— begin —

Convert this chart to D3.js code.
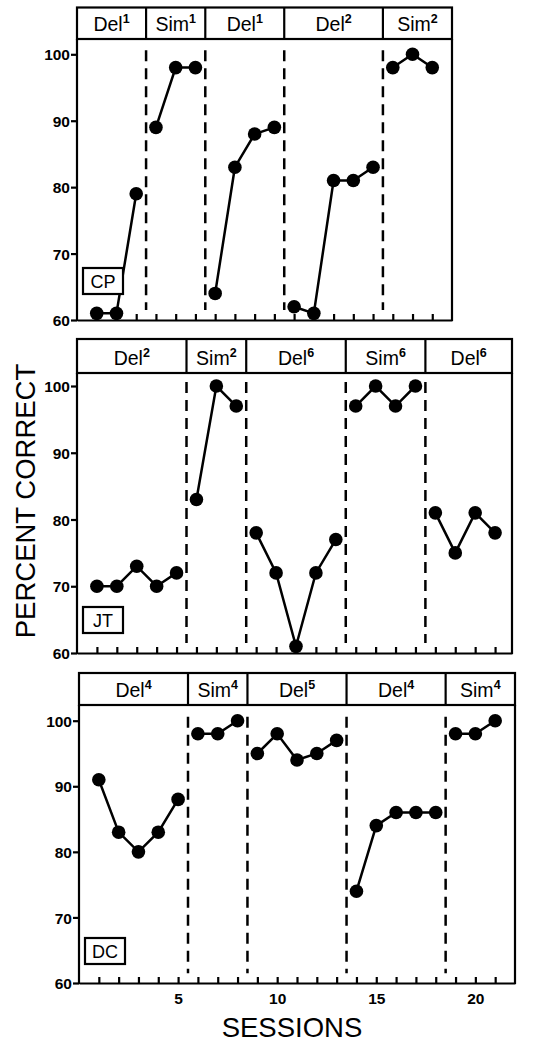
<!DOCTYPE html>
<html>
<head>
<meta charset="utf-8">
<script src="https://cdn.jsdelivr.net/npm/d3@7"></script>
<style>
  html, body { margin: 0; padding: 0; background: #fff; }
  svg { display: block; }
  text { font-family: "Liberation Sans", Arial, Helvetica, sans-serif; fill: #000; }
</style>
</head>
<body>
<svg id="chart" width="538" height="1043"></svg>
<script>
// ---------- DATA ----------
const yTicks = [60, 70, 80, 90, 100];
const xTickLabels = [5, 10, 15, 20];

const cpSubject = "CP";
const cpValues = [61, 61, 79, 89, 98, 98, 64, 83, 88, 89, 62, 61, 81, 81, 83, 98, 100, 98];
const cpPhaseNames = ["Del", "Sim", "Del", "Del", "Sim"];
const cpPhaseSups = ["1", "1", "1", "2", "2"];
const cpPhaseLengths = [3, 3, 4, 5, 3];

const jtSubject = "JT";
const jtValues = [70, 70, 73, 70, 72, 83, 100, 97, 78, 72, 61, 72, 77, 97, 100, 97, 100, 81, 75, 81, 78];
const jtPhaseNames = ["Del", "Sim", "Del", "Sim", "Del"];
const jtPhaseSups = ["2", "2", "6", "6", "6"];
const jtPhaseLengths = [5, 3, 5, 4, 4];

const dcSubject = "DC";
const dcValues = [91, 83, 80, 83, 88, 98, 98, 100, 95, 98, 94, 95, 97, 74, 84, 86, 86, 86, 98, 98, 100];
const dcPhaseNames = ["Del", "Sim", "Del", "Del", "Sim"];
const dcPhaseSups = ["4", "4", "5", "4", "4"];
const dcPhaseLengths = [5, 3, 5, 5, 3];

// ---------- LAYOUT ----------
const panels = [
  { subject: cpSubject, values: cpValues, names: cpPhaseNames, sups: cpPhaseSups, lengths: cpPhaseLengths,
    xMax: 19, left: 77, right: 452, hTop: 7.5, hBot: 39, y100: 54.3, bottom: 320, labelOff: 52, showX: false },
  { subject: jtSubject, values: jtValues, names: jtPhaseNames, sups: jtPhaseSups, lengths: jtPhaseLengths,
    xMax: 21.85, left: 77, right: 512, hTop: 339, hBot: 373, y100: 386, bottom: 653, labelOff: 46, showX: false },
  { subject: dcSubject, values: dcValues, names: dcPhaseNames, sups: dcPhaseSups, lengths: dcPhaseLengths,
    xMax: 22, left: 79, right: 515, hTop: 673, hBot: 705, y100: 720.7, bottom: 983, labelOff: 45, showX: true }
];

const svg = d3.select("#chart");
const SW = 2.2;

panels.forEach(p => {
  const g = svg.append("g");
  const x = d3.scaleLinear().domain([0, p.xMax]).range([p.left, p.right]);
  const y = d3.scaleLinear().domain([60, 100]).range([p.bottom, p.y100]);

  // phase boundaries
  const breaks = [];
  let cum = 0;
  p.lengths.forEach((len, i) => { cum += len; if (i < p.lengths.length - 1) breaks.push(cum + 0.5); });
  const edges = [0].concat(breaks).concat([p.xMax]);

  // header box
  g.append("rect")
    .attr("x", p.left).attr("y", p.hTop)
    .attr("width", p.right - p.left).attr("height", p.hBot - p.hTop)
    .attr("fill", "none").attr("stroke", "#000").attr("stroke-width", SW);
  g.selectAll(".hdiv").data(breaks).enter().append("line")
    .attr("x1", d => x(d)).attr("x2", d => x(d))
    .attr("y1", p.hTop).attr("y2", p.hBot)
    .attr("stroke", "#000").attr("stroke-width", SW);

  // header labels
  p.names.forEach((nm, i) => {
    const cx = (x(edges[i]) + x(edges[i + 1])) / 2;
    const t = g.append("text")
      .attr("x", cx).attr("y", p.hBot - 8)
      .attr("text-anchor", "middle")
      .attr("font-size", 19.5);
    t.append("tspan").text(nm);
    t.append("tspan").text(p.sups[i]).attr("dy", -8).attr("font-size", 12.5).attr("font-weight", "bold");
  });

  // frame sides
  g.append("line").attr("x1", p.left).attr("x2", p.left).attr("y1", p.hBot).attr("y2", p.bottom + 1)
    .attr("stroke", "#000").attr("stroke-width", SW);
  g.append("line").attr("x1", p.right).attr("x2", p.right).attr("y1", p.hBot).attr("y2", p.bottom + 1)
    .attr("stroke", "#000").attr("stroke-width", SW);

  // y axis
  const yAxis = d3.axisLeft(y).tickValues(yTicks).tickSizeInner(6).tickSizeOuter(0).tickPadding(1);
  const ya = g.append("g").attr("transform", `translate(${p.left},0)`).call(yAxis);
  ya.select(".domain").remove();
  ya.selectAll(".tick line").attr("stroke", "#000").attr("stroke-width", SW);
  ya.selectAll(".tick text")
    .attr("font-family", "'Liberation Sans', Arial, sans-serif")
    .attr("font-size", 15.5).attr("font-weight", "bold").attr("fill", "#000")
    .attr("dy", "0.36em");

  // x axis
  const sessions = d3.range(1, p.values.length + 1);
  const xAxis = d3.axisBottom(x).tickValues(sessions).tickSizeInner(-6).tickSizeOuter(0).tickPadding(10)
    .tickFormat(d => (p.showX && xTickLabels.includes(d)) ? d : "");
  const xa = g.append("g").attr("transform", `translate(0,${p.bottom})`).call(xAxis);
  xa.select(".domain").attr("stroke", "#000").attr("stroke-width", SW);
  xa.selectAll(".tick line").attr("stroke", "#000").attr("stroke-width", SW);
  xa.selectAll(".tick text")
    .attr("font-family", "'Liberation Sans', Arial, sans-serif")
    .attr("font-size", 15.5).attr("font-weight", "bold").attr("fill", "#000");

  // dashed phase lines
  g.selectAll(".dash").data(breaks).enter().append("line")
    .attr("x1", d => x(d)).attr("x2", d => x(d))
    .attr("y1", y(100.6)).attr("y2", y(61.5))
    .attr("stroke", "#000").attr("stroke-width", 2.5)
    .attr("stroke-dasharray", "11,7");

  // data lines per phase
  const pts = p.values.map((v, i) => ({ s: i + 1, v: v }));
  let start = 0;
  const groups = [];
  p.lengths.forEach(len => { groups.push(pts.slice(start, start + len)); start += len; });
  const line = d3.line().x(d => x(d.s)).y(d => y(d.v));
  g.selectAll(".seg").data(groups).enter().append("path")
    .attr("d", line).attr("fill", "none").attr("stroke", "#000").attr("stroke-width", 2.5);
  g.selectAll(".dot").data(pts).enter().append("circle")
    .attr("cx", d => x(d.s)).attr("cy", d => y(d.v)).attr("r", 6.8).attr("fill", "#000");

  // subject label box
  const bx = p.left + 6, by = p.bottom - p.labelOff;
  g.append("rect").attr("x", bx).attr("y", by).attr("width", 40).attr("height", 26)
    .attr("fill", "#fff").attr("stroke", "#000").attr("stroke-width", SW);
  g.append("text").attr("x", bx + 20).attr("y", by + 20).attr("text-anchor", "middle")
    .attr("font-size", 18).text(p.subject);
});

// axis titles
svg.append("text")
  .attr("transform", "translate(35,501) rotate(-90)")
  .attr("text-anchor", "middle").attr("font-size", 27.5)
  .text("PERCENT CORRECT");
svg.append("text")
  .attr("x", 292).attr("y", 1037).attr("text-anchor", "middle").attr("font-size", 27.5)
  .text("SESSIONS");
</script>
</body>
</html>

— end —

Problem to work on. Tell how many lines include "chart". The number is the whole answer.

The completed task. 3